EXTRACTED ENTRIES.
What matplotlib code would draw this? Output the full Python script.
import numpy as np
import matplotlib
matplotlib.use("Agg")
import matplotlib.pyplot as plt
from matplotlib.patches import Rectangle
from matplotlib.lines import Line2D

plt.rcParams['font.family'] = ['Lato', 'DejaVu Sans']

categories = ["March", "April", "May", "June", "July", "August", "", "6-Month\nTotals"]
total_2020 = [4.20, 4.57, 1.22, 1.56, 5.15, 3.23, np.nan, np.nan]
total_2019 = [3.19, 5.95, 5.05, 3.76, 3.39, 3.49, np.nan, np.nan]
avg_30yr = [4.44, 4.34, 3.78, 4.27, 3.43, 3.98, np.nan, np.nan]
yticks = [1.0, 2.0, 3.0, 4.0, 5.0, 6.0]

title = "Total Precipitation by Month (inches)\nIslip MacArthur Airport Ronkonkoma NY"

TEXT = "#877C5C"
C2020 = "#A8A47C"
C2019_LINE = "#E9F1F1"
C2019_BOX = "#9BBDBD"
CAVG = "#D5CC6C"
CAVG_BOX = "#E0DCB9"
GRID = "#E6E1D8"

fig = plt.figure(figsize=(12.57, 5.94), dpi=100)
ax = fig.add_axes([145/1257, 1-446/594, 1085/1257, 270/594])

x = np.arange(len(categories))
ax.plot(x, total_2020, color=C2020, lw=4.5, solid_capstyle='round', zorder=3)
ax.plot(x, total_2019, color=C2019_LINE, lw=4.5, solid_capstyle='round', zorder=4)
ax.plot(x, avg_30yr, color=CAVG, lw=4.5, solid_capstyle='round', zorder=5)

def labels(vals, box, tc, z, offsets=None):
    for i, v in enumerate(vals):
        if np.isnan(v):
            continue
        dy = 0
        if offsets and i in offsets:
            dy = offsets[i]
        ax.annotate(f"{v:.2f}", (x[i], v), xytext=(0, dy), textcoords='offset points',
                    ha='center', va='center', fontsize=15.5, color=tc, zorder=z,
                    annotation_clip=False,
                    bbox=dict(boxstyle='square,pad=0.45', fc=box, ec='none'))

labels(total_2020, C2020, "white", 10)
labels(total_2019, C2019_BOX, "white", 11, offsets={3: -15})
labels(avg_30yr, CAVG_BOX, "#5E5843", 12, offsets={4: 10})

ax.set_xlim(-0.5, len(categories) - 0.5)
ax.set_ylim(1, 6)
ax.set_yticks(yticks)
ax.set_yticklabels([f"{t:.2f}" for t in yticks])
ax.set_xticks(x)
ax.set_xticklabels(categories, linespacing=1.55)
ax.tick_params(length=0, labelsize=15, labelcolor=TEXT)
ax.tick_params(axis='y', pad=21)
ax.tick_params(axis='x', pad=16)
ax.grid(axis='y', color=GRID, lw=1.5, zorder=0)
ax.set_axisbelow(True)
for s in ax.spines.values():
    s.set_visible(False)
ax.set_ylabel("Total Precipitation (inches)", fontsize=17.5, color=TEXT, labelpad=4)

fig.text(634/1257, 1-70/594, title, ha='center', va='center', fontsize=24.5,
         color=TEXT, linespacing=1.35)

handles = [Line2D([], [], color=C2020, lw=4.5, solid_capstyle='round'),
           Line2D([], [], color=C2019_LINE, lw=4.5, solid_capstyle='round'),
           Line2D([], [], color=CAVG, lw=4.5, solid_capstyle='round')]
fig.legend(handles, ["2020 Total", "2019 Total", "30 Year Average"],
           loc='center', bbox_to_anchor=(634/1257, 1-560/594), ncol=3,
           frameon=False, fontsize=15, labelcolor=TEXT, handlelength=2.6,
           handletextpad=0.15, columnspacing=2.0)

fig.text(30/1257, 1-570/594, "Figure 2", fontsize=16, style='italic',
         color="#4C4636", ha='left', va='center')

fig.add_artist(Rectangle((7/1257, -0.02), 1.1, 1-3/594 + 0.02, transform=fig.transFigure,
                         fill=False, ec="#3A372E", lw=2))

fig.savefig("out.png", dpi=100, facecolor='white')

---

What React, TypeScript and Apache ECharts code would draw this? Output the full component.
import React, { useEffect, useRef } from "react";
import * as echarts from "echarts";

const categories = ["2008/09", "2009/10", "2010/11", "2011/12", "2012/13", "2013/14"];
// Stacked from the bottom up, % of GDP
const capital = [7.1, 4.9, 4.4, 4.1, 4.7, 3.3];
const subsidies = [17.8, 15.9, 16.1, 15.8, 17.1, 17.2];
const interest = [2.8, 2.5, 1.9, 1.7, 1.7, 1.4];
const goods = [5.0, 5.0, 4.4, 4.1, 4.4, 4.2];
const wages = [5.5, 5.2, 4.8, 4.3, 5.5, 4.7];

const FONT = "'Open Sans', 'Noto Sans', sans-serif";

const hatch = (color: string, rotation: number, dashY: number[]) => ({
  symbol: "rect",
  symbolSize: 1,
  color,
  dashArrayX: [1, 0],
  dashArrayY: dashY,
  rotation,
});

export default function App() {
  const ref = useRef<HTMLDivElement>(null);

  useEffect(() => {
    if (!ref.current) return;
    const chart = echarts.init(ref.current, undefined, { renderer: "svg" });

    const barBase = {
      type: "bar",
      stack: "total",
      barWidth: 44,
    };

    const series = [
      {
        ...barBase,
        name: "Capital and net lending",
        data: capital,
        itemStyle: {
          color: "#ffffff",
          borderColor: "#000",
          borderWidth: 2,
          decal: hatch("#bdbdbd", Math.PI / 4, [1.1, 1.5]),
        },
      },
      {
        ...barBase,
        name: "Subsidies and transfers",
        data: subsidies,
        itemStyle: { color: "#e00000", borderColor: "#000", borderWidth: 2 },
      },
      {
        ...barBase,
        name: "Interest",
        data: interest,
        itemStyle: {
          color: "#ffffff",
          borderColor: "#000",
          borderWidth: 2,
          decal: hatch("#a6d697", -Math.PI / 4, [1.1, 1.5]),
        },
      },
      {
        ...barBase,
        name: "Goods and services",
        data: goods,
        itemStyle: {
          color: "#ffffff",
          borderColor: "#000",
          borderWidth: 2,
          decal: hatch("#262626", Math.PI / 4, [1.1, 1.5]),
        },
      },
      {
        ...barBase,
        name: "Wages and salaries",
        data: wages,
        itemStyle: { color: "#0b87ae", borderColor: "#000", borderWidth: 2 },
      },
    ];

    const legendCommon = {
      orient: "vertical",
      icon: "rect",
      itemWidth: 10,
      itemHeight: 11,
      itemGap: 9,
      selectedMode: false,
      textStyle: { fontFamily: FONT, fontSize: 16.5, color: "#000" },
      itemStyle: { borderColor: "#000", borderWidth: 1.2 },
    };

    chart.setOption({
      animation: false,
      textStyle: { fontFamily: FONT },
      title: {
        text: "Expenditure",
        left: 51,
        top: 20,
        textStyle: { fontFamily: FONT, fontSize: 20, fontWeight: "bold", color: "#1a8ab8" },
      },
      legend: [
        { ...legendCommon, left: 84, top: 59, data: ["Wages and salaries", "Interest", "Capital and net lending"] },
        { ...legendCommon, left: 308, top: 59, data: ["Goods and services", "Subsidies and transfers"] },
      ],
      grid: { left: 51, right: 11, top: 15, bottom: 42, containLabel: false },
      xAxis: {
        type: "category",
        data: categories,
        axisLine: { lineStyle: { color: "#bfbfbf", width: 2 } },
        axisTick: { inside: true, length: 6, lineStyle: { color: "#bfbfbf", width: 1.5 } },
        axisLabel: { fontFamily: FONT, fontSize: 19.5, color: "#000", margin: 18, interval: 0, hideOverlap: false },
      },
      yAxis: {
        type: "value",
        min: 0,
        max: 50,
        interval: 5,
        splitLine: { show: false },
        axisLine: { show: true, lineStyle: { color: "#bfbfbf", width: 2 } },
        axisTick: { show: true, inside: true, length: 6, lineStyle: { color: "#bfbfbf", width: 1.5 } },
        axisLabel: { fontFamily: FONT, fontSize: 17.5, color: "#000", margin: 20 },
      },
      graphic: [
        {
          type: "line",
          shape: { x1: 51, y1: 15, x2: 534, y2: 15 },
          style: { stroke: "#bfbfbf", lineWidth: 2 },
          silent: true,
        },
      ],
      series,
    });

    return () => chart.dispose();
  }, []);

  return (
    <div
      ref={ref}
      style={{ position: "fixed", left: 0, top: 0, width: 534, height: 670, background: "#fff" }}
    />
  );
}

* * *

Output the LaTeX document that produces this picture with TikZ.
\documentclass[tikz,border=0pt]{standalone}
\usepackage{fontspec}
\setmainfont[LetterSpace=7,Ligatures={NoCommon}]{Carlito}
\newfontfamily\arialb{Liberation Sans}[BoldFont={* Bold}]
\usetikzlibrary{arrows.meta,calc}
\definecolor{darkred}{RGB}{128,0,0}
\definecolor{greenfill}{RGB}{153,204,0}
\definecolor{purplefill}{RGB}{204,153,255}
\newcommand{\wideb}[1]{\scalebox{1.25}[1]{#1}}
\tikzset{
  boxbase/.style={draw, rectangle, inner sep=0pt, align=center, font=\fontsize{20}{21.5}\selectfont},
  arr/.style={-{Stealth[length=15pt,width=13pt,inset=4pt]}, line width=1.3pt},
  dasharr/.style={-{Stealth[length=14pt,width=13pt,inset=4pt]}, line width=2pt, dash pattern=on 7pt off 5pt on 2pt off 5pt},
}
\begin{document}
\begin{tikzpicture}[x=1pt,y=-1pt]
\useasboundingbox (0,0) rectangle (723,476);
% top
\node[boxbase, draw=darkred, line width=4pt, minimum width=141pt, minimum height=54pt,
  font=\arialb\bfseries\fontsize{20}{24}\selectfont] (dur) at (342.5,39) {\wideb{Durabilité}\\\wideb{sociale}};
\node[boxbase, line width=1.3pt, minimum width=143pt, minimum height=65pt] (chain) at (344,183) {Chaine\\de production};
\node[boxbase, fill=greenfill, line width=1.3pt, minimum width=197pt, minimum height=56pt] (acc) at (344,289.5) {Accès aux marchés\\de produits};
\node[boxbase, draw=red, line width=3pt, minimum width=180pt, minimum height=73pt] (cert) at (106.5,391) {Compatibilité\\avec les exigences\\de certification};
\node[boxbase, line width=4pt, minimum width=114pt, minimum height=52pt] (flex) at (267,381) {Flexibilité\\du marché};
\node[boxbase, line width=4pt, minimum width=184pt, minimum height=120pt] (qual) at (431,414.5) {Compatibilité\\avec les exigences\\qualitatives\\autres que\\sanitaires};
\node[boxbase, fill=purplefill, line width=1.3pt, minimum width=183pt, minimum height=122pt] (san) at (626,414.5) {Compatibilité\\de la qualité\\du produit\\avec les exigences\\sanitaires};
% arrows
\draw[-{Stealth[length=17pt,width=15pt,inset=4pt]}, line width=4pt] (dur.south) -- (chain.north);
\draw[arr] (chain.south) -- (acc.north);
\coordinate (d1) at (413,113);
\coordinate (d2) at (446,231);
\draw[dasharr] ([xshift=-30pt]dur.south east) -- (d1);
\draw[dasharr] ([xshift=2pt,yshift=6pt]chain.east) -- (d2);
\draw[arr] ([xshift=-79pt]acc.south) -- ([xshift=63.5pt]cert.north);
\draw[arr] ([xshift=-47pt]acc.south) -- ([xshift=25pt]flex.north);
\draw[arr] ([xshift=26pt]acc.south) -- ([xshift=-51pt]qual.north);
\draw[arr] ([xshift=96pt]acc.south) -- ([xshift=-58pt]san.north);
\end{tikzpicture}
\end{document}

PROMPT. Copy exactly the lines from the line with "What matplotlib code" up to and including the line with "plt.rcParams['font.family'] = ['Lato', 'DejaVu", and no other lines.

EXERCISE SOLUTION.
What matplotlib code would draw this? Output the full Python script.
import numpy as np
import matplotlib
matplotlib.use("Agg")
import matplotlib.pyplot as plt
from matplotlib.patches import Rectangle
from matplotlib.lines import Line2D

plt.rcParams['font.family'] = ['Lato', 'DejaVu Sans']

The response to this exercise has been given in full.